The report, titled Discrimination Based on Sexual Orientation and Gender Identity in Wyoming, by State & Local Policy Director Christy Mallory and Brad Sears, David Sanders Distinguished Scholar, found that only 6 percent of Wyoming’s adult population and workforce is covered by local non-discrimination laws that prohibit discrimination based on sexual orientation and gender identity in areas such as employment, housing, and public accommodations. This report is part of the Williams Institute’s ongoing examination of the 28 US states that do not include sexual orientation and gender identity in their statewide non-discrimination laws.

Currently, Wyoming’s statewide non-discrimination laws protect people from discrimination in employment and public accommodations based on race, sex, disability, and other personal characteristics, but do not include sexual orientation or gender identity. Without a statewide law prohibiting discrimination based on sexual orientation and gender identity, LGBT people in Wyoming are vulnerable to discrimination and experience economic disparities.

“Adding sexual orientation and gender identity to Wyoming’s non-discrimination laws would protect thousands of LGBT people from discrimination without burdening the courts or state agencies,” said State & Local Policy Director Christy Mallory. “Our research indicates that there would be only a handful of new complaints each year, and the existing enforcement system could handle these complaints without the need for additional staff or resources.”

Key findings from the report include

LGBT people in Wyoming report discrimination and harassment in employment, housing, public accommodations, and other settings.

– In a recent survey of LGBT people in Wyoming, more than one-third of respondents reported that they had experienced workplace harassment, and one-quarter said they had experienced employment discrimination because of their sexual orientation or gender identity.

– Another survey in of LGB people in Wyoming found that 29 percent of respondents reported that they had been discriminated against in employment opportunities; 20 percent reported that they had been terminated from a job; and 17 percent reported they had experienced housing discrimination because of their sexual orientation.

– Aggregated data from two public opinion polls conducted between 2011 and 2013 found that 78 percent of Wyoming residents thought LGBT people experienced discrimination in the state.

– Reports of discrimination based on sexual orientation and gender identity in Wyoming have been documented in administrative complaints, lawsuits, reports to community-based organizations, and the media.

LGBT people in Wyoming experience socioeconomic disparities.

– In Wyoming, nearly one-third of LGBT adults (32 percent) reported having an annual household income below $24,000 compared to 18 percent of non-LGBT adults.

– Research has linked greater socioeconomic disparities for LGBT people to a lack of legal protections from discrimination and less supportive social attitudes toward LGBT people.

Local governments, private employers, and public universities have made efforts to prevent discrimination and harassment, but coverage is incomplete.

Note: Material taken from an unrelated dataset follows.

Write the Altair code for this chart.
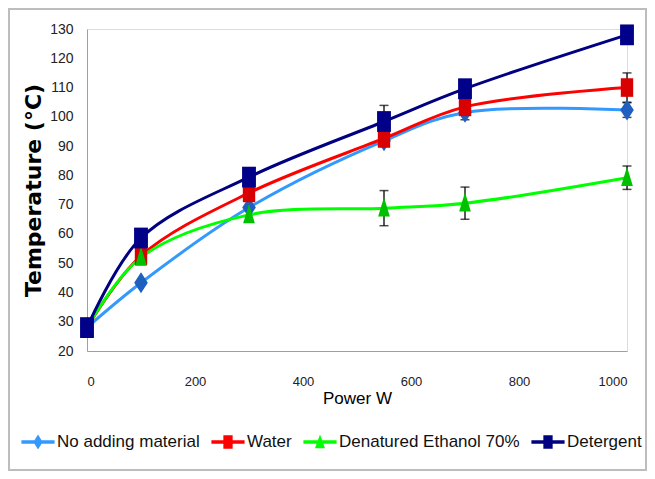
import altair as alt
import pandas as pd

power = [0, 100, 300, 550, 700, 1000]
series_names = ["No adding material", "Water", "Denatured Ethanol 70%", "Detergent"]
no_adding = [28, 43.3, 69, 91.8, 101.5, 102.3]
water = [28, 52.5, 74, 92.6, 103.4, 110]
ethanol = [28, 52, 66.5, 68.8, 70.5, 79.2]
detergent = [28, 58.6, 79.4, 98.4, 109.6, 128]
err_no_adding = [0, 0, 0, 0, 2.5, 2.5]
err_water = [0, 0, 0, 0, 0, 5]
err_ethanol = [0, 0, 0, 6, 5.5, 4]
err_detergent = [0, 0, 0, 5.5, 0, 0]
x_ticks = [0, 200, 400, 600, 800, 1000]
y_ticks = [20, 30, 40, 50, 60, 70, 80, 90, 100, 110, 120, 130]

line_colors = ["#3399FF", "#FF0000", "#00FF00", "#000080"]
marker_colors = ["#1F5FC0", "#D80000", "#00C000", "#000088"]

values = [no_adding, water, ethanol, detergent]
errors = [err_no_adding, err_water, err_ethanol, err_detergent]
rows = []
for name, vals, errs in zip(series_names, values, errors):
    for p, v, e in zip(power, vals, errs):
        rows.append({"series": name, "power": p, "temp": v, "lo": v - e, "hi": v + e, "err": e})
df = pd.DataFrame(rows)

FONT = "Liberation Sans, Arial, sans-serif"

x_axis = alt.Axis(values=x_ticks, title="Power W", format="d",
                  ticks=False, grid=False, labelPadding=24, labelFontSize=13,
                  labelFont=FONT, titleFont=FONT, titleFontSize=17,
                  titleFontWeight="normal", titlePadding=2, labelOverlap=False,
                  domainColor="#A0A0A0", labelColor="#222222")
y_axis = alt.Axis(values=y_ticks, title="Temperature (°C)",
                  ticks=False, grid=False, labelPadding=14, labelFontSize=14,
                  labelFont=FONT, titleFont="DejaVu Sans", titleFontSize=22,
                  titleFontWeight="bold", titlePadding=4, labelOverlap=False,
                  domainColor="#A0A0A0", labelColor="#222222")
x_scale = alt.Scale(domain=[0, 1000], nice=False)
y_scale = alt.Scale(domain=[20, 130], nice=False)


def X(field):
    return alt.X(field, type="quantitative", scale=x_scale, axis=x_axis)


def Y(field):
    return alt.Y(field, type="quantitative", scale=y_scale, axis=y_axis)


color_scale = alt.Scale(domain=series_names, range=line_colors)

legend_paths = [
    "M-1,-0.1H1V0.1H-1Z M0,-0.45L0.28,0L0,0.45L-0.28,0Z",
    "M-1,-0.1H1V0.1H-1Z M-0.28,-0.4H0.28V0.4H-0.28Z",
    "M-1,-0.1H1V0.1H-1Z M0,-0.45L0.3,0.38H-0.3Z",
    "M-1,-0.1H1V0.1H-1Z M-0.28,-0.4H0.28V0.4H-0.28Z",
]

legend_def = alt.Legend(title=None, orient="none", direction="horizontal",
                        legendX=-66, legendY=396, symbolSize=1100,
                        symbolStrokeWidth=0, labelFont=FONT, labelFontSize=17,
                        labelOffset=2, columnPadding=11, padding=0, labelLimit=400,
                        labelColor="#111111", columns=4)

lines = alt.Chart(df).mark_line(strokeWidth=3, interpolate="catmull-rom").encode(
    x=X("power"), y=Y("temp"),
    color=alt.Color("series:N", scale=color_scale, legend=legend_def),
    order=alt.Order("power:Q"),
)

errdf = df[df["err"] > 0]
err_rules = alt.Chart(errdf).mark_rule(color="black", strokeWidth=1.3).encode(
    x=X("power"), y=Y("lo"), y2="hi:Q")
err_caps_hi = alt.Chart(errdf).mark_tick(color="black", thickness=1.5, size=9, orient="horizontal").encode(
    x=X("power"), y=Y("hi"))
err_caps_lo = alt.Chart(errdf).mark_tick(color="black", thickness=1.5, size=9, orient="horizontal").encode(
    x=X("power"), y=Y("lo"))

marker_paths = [
    "M0,-1.15L0.75,0L0,1.15L-0.75,0Z",
    "M-0.8,-1.2H0.8V1.2H-0.8Z",
    "M0,-1.3L0.7,1H-0.7Z",
    "M-0.8,-1.2H0.8V1.2H-0.8Z",
]
marker_sizes = [330, 240, 280, 300]

point_layers = []
for name, path, col, sz in zip(series_names, marker_paths, marker_colors, marker_sizes):
    point_layers.append(
        alt.Chart(df[df["series"] == name]).mark_point(
            shape=path, filled=True, size=sz, color=col, opacity=1, strokeWidth=0
        ).encode(x=X("power"), y=Y("temp"))
    )

legend_layer = alt.Chart(df).mark_point(filled=True, opacity=1).encode(
    x=X("power"), y=Y("temp"),
    color=alt.Color("series:N", scale=color_scale, legend=legend_def),
    shape=alt.Shape("series:N", scale=alt.Scale(domain=series_names, range=legend_paths),
                    legend=legend_def),
).transform_filter("false")

frame = alt.Chart(pd.DataFrame({"a": [0]})).mark_rect(
    fillOpacity=0, stroke="#BDBDBD", strokeWidth=2
).encode(x=alt.value(-78), x2=alt.value(559), y=alt.value(-20), y2=alt.value(441))

chart = alt.layer(
    frame, lines, err_rules, err_caps_hi, err_caps_lo, *point_layers, legend_layer
).properties(
    width=540, height=322,
    autosize=alt.AutoSizeParams(type="none"),
    padding={"left": 79, "top": 21, "right": 20, "bottom": 120},
).configure_view(stroke=None).configure(background="white")

chart.save("out.html", embed_options={"renderer": "svg", "actions": False})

– Laramie is the only locality in Wyoming with a broad local ordinance that prohibits discrimination based on sexual orientation and gender identity in employment, housing, and public accommodations. Cheyenne and Jackson, have policies that prohibit discrimination against their own city government employees based on sexual orientation or gender identity.

– Laramie’s ordinance protects approximately 6 percent of Wyoming’s adult population and workforce from discrimination based on sexual orientation or gender identity.

– At least four of the large private-sector employers in Wyoming—Halliburton, Rio Tinto Energy, Lowe’s, and Walmart—prohibit discrimination on the basis of sexual orientation or gender identity. In addition, the University of Wyoming prohibits employment discrimination based on sexual orientation and gender identity. However, these policies are limited in scope and do not provide the same enforcement mechanisms as statewide non-discrimination laws.

Public opinion in Wyoming supports the passage of non-discrimination protections for LGBT people.

– In a statewide 2014 poll, 62 percent of respondents said they were in favor of adding sexual orientation and gender identity to the state’s employment non-discrimination law.

– In a 2011 national poll, 69 percent of Wyoming respondents said Congress should pass a federal law to prohibit employment discrimination based on sexual orientation and gender identity.

A statewide law prohibiting discrimination based on sexual orientation and gender identity in Wyoming would not be administratively burdensome or costly to enforce.  

– Adding sexual orientation and gender identity to the state’s non-discrimination laws would result in approximately four additional complaints being filed with the Wyoming Department of Workforce Services each year.

– The additional four complaints of discrimination could likely be absorbed into the existing system with no need for additional staff and negligible costs.